À noite tudo estava a correr muitíssimo bem. Os coros foram muito aplaudidos e o Maestro deu uma lição de como se deve interpretar uma peça de música coral: a concordância entre a música e o poema, a adequação das tonalidades, as pausas, as ligações melódicas, etc. etc. Acabado o Milho Rei, virou-se para a assistência eu, na minha lateral par, senti, de imediato, um alarme disparar dentro da cabeça e, ele, aí vai disto, repetiu o discurso da tarde, só tendo faltado a do coelho cozinhado em Lourel. A reacção do público foi imediata, ouvindo-se Comuna, Vermelho e por aí adiante. Todavia, o PCP e o MDP/CDE tinham procedido a alguma mobilização, pelo que Lopes Graça contava também com apoiantes. O ambiente estava a começar a aquecer demasiado e eu, que sentia ter alguma responsabilidade no que se estava a passar, tive uma ideia para evitar que se chegasse ao ponto de ebulição: falei com os dois ou três amigos que estavam comigo e com alguns vizinhos e começámos a fazer uma coisa que eu já tinha feito várias vezes no palco daquela casa, quando fazia parte do orfeão do Liceu de José Estêvão: cantar o Hino Nacional. O nosso canto foi alastrando, chegou ao palco, os grupos arrancaram e eu já não vi mais nada. Abalei em direcção à cabine de projecção no 1º Balcão, para me apoderar da gravação áudio que eu tinha encomendado, temendo que ela pudesse vir a cair em mãos que usassem o seu conteúdo em detrimento do Maestro Fernando Lopes Graça, pessoa que eu muito admirava e admiro, não só por ter sido um dos maiores músicos portugueses do século XX, mas também pelo admirável trabalho de recolha da música popular portuguesa em que colaborou com o etnólogo corso Michel Giacometti, o qual culminou com a edição do "Cancioneiro Popular Português. 

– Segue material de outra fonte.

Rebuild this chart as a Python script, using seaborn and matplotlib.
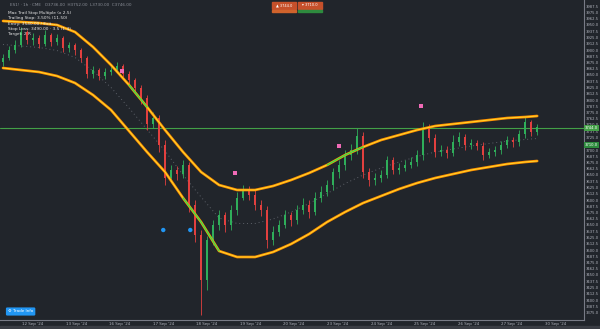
import numpy as np
import pandas as pd
import matplotlib
matplotlib.use("Agg")
import matplotlib.pyplot as plt
import seaborn as sns

# ---------------- data ----------------
opens = [3876,3884,3900,3910,3936,3920,3924,3912,3930,3916,
         3924,3904,3910,3900,3884,3852,3860,3848,3856,3860,
         3868,3852,3840,3824,3804,3752,3764,3710,3644,3660,
         3652,3670,3590,3530,3440,3520,3550,3570,3550,3580,
         3604,3620,3610,3590,3580,3520,3536,3550,3570,3560,
         3580,3590,3576,3604,3616,3630,3656,3670,3690,3700,
         3728,3656,3640,3644,3650,3680,3660,3664,3670,3676,
         3690,3744,3724,3696,3700,3694,3716,3726,3710,3714,
         3708,3690,3696,3700,3710,3720,3716,3732,3756,3736]
closes = [3884,3900,3910,3936,3920,3924,3912,3930,3916,3924,
          3904,3910,3900,3884,3852,3860,3848,3856,3860,3868,
          3852,3840,3824,3804,3752,3764,3710,3644,3660,3652,
          3670,3590,3530,3440,3520,3550,3570,3550,3580,3604,
          3620,3610,3590,3580,3520,3536,3550,3570,3560,3580,
          3590,3576,3604,3616,3630,3656,3670,3690,3700,3728,
          3656,3640,3644,3650,3680,3660,3664,3670,3676,3690,
          3744,3724,3696,3700,3694,3716,3726,3710,3714,3708,
          3690,3696,3700,3710,3720,3716,3732,3756,3736,3746]
highs = [3892,3908,3920,3946,3940,3934,3930,3940,3934,3932,
         3928,3916,3914,3904,3888,3868,3864,3864,3868,3876,
         3872,3858,3844,3830,3810,3776,3770,3720,3670,3668,
         3680,3676,3600,3540,3528,3560,3580,3576,3590,3616,
         3630,3628,3620,3600,3588,3548,3560,3580,3576,3590,
         3604,3600,3616,3628,3640,3664,3680,3700,3712,3744,
         3736,3664,3654,3660,3688,3686,3674,3680,3686,3700,
         3756,3752,3732,3710,3708,3730,3736,3732,3722,3720,
         3716,3704,3708,3718,3728,3726,3740,3766,3760,3752]
lows = [3868,3880,3894,3906,3912,3910,3904,3908,3908,3910,
        3896,3896,3890,3876,3844,3844,3840,3842,3850,3854,
        3846,3832,3814,3792,3740,3744,3696,3630,3636,3640,
        3644,3576,3516,3370,3420,3510,3540,3536,3540,3570,
        3600,3600,3580,3568,3504,3510,3528,3544,3548,3552,
        3572,3564,3570,3596,3608,3620,3644,3660,3680,3692,
        3644,3628,3630,3636,3644,3652,3652,3658,3664,3668,
        3680,3716,3686,3688,3684,3688,3708,3700,3702,3700,
        3680,3684,3688,3692,3704,3706,3708,3724,3728,3730]

band_bars = [0,3,6,9,12,15,18,21,24,27,30,33,36,39,42,45,48,51,54,57,60,
             63,66,69,72,75,78,81,84,87,89]
upper_band = [3958,3956,3954,3950,3936,3906,3870,3830,3786,3740,3696,3656,3630,
              3620,3620,3628,3640,3654,3670,3690,3706,3720,3730,3740,3748,3752,
              3756,3760,3764,3766,3768]
lower_band = [3864,3860,3856,3848,3834,3810,3780,3738,3696,3656,3604,3556,3498,
              3486,3486,3496,3512,3532,3556,3576,3594,3608,3622,3634,3644,3652,
              3660,3666,3672,3676,3678]

signal_bar = [19.8, 38.7, 56.0, 69.7]
signal_price = [3858, 3654, 3708, 3788]
entry_bar = [26.7, 31.2]
entry_price = [3540, 3540]
level_price = 3744
level2_price = 3710

date_labels = ["12 Sep '24", "13 Sep '24", "16 Sep '24", "17 Sep '24", "18 Sep '24",
               "19 Sep '24", "20 Sep '24", "23 Sep '24", "24 Sep '24", "25 Sep '24",
               "26 Sep '24", "27 Sep '24", "30 Sep '24"]

# ---------------- style ----------------
BG = "#21252b"
TXT = "#b2b5be"
sns.set_theme(style="dark")
plt.rcParams['font.family'] = ['DejaVu Sans']
plt.rcParams['axes.facecolor'] = BG
plt.rcParams['figure.facecolor'] = BG

fig = plt.figure(figsize=(6.0, 3.29), dpi=100)
ax = fig.add_axes([0, 9/329, 584/600, 320/329])
ax.set_facecolor(BG)

n = len(opens)
idx = np.arange(n)
df = pd.DataFrame({"bar": idx, "open": opens, "close": closes, "high": highs, "low": lows})
up = df["close"] >= df["open"]
colors = np.where(up, "#2fae5a", "#e2403f")

ax.vlines(df["bar"], df["low"], df["high"], colors=colors, linewidth=0.6, zorder=2)
body_lo = np.minimum(df["open"], df["close"])
body_h = np.maximum(np.abs(df["close"] - df["open"]), 1.5)
ax.bar(df["bar"], body_h, bottom=body_lo, width=0.4, color=colors, linewidth=0, zorder=3)

# bands
bdf = pd.DataFrame({"bar": band_bars, "upper": upper_band, "lower": lower_band})
bdf["mid"] = (bdf["upper"] + bdf["lower"]) / 2
sns.lineplot(data=bdf, x="bar", y="mid", ax=ax, color="#5d6169", lw=0.7,
             linestyle=(0, (1, 3)), zorder=1)
for col in ["upper", "lower"]:
    sns.lineplot(data=bdf, x="bar", y=col, ax=ax, color="#ff8f00", lw=1.9, zorder=4)
    sns.lineplot(data=bdf, x="bar", y=col, ax=ax, color="#ffe033", lw=0.6, zorder=5)
seg = [(bdf["bar"].between(21, 24), "upper"), (bdf["bar"].between(30, 36), "lower"),
       (bdf["bar"].between(54, 60), "upper")]
for mask, col in seg:
    sub = bdf[mask]
    sns.lineplot(data=sub, x="bar", y=col, ax=ax, color="#3ddc4a", lw=1.0, zorder=6)

ax.axhline(level_price, color="#43a047", lw=0.8, zorder=1)

sdf = pd.DataFrame({"bar": signal_bar, "price": signal_price})
sns.scatterplot(data=sdf, x="bar", y="price", ax=ax, marker="s", s=9, color="#f06ab6",
                edgecolor="none", zorder=7)
edf = pd.DataFrame({"bar": entry_bar, "price": entry_price})
sns.scatterplot(data=edf, x="bar", y="price", ax=ax, marker="o", s=10, color="#2196f3",
                edgecolor="none", zorder=7)

# axes
ax.set_xlim(-0.5, 96.8)
ax.set_ylim(3360, 4000)
ax.set_xlabel("")
ax.set_ylabel("")
ax.yaxis.tick_right()
yt = np.arange(3375, 4000, 12.5)
ax.set_yticks(yt)
ax.set_yticklabels([f"{v:.1f}" for v in yt], fontsize=2.7, color=TXT)
ax.tick_params(axis="y", length=0, pad=1.0)
xt = [5 + 7.25 * k for k in range(len(date_labels))]
ax.set_xticks(xt)
ax.set_xticklabels(date_labels, fontsize=2.9, color=TXT)
ax.tick_params(axis="x", length=0, pad=1.2)
ax.grid(False)
for s in ["top", "left"]:
    ax.spines[s].set_visible(False)
ax.spines["right"].set_color("#787b86")
ax.spines["right"].set_linewidth(0.8)
ax.spines["bottom"].set_color("#787b86")
ax.spines["bottom"].set_linewidth(0.8)

tr = ax.get_yaxis_transform()
for p, c in [(level_price, "#43a047"), (level2_price, "#2e8b3e")]:
    ax.text(1.002, p, f"{p:.1f}", transform=tr, fontsize=2.7, color="white",
            va="center", ha="left",
            bbox=dict(boxstyle="square,pad=0.2", fc=c, ec="none"), clip_on=False, zorder=10)

fig.patches.append(plt.Rectangle((0, 0), 1, 3/329, transform=fig.transFigure,
                                 color="#3a3d44", zorder=0))

fig.text(10/600, 1 - 5/329, "ES1! · 1h · CME   O3736.00  H3752.00  L3730.00  C3746.00",
         fontsize=3.0, color="#8a8e97", va="center")
lines = ["Max Trail Stop Multiple (x 2.5)", "Trailing Stop: 3.50% (11.50)",
         "Entry: 3540.00 / Exit: ---", "Stop Loss: 3490.00 · 3.5 (1.4)", "Target: 2 R"]
for k, t in enumerate(lines):
    fig.text(8/600, 1 - (13 + 5.3 * k) / 329, t, fontsize=3.1, color="#e8e8e8", va="center")

for x0, t, uc in [(272, "▲ 3744.0", "#d0632c"), (298, "▾ 3710.0", "#2e8b3e")]:
    fig.patches.append(plt.Rectangle((x0/600, 1 - 8.5/329), 24/600, 6.5/329,
                                     transform=fig.transFigure, color="#c5502b", zorder=5))
    fig.text((x0 + 12)/600, 1 - 5.3/329, t, fontsize=2.6, color="white", ha="center",
             va="center", zorder=6)
    fig.patches.append(plt.Rectangle((x0/600, 1 - 11.5/329), 24/600, 1.3/329,
                                     transform=fig.transFigure, color=uc, zorder=5))

fig.text(8/600, 1 - 311.5/329, "⚙ Trade Info", fontsize=3.0, color="white", va="center",
         bbox=dict(boxstyle="round,pad=0.5,rounding_size=0.3", fc="#2196f3", ec="none"))

fig.savefig("out.png", dpi=100, facecolor=BG)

Quem me diria que essa insignificante bobine, que sempre guardei em minha casa pela razão atrás exposta, mesmo sabendo que no caso de ela vir a ser debitada à Câmara eu estaria a cometer uma ilegalidade, me viria a proporcionar, tantos anos depois, não só um inusitado regresso ao passado, mas também motivo para um artigo de jornal!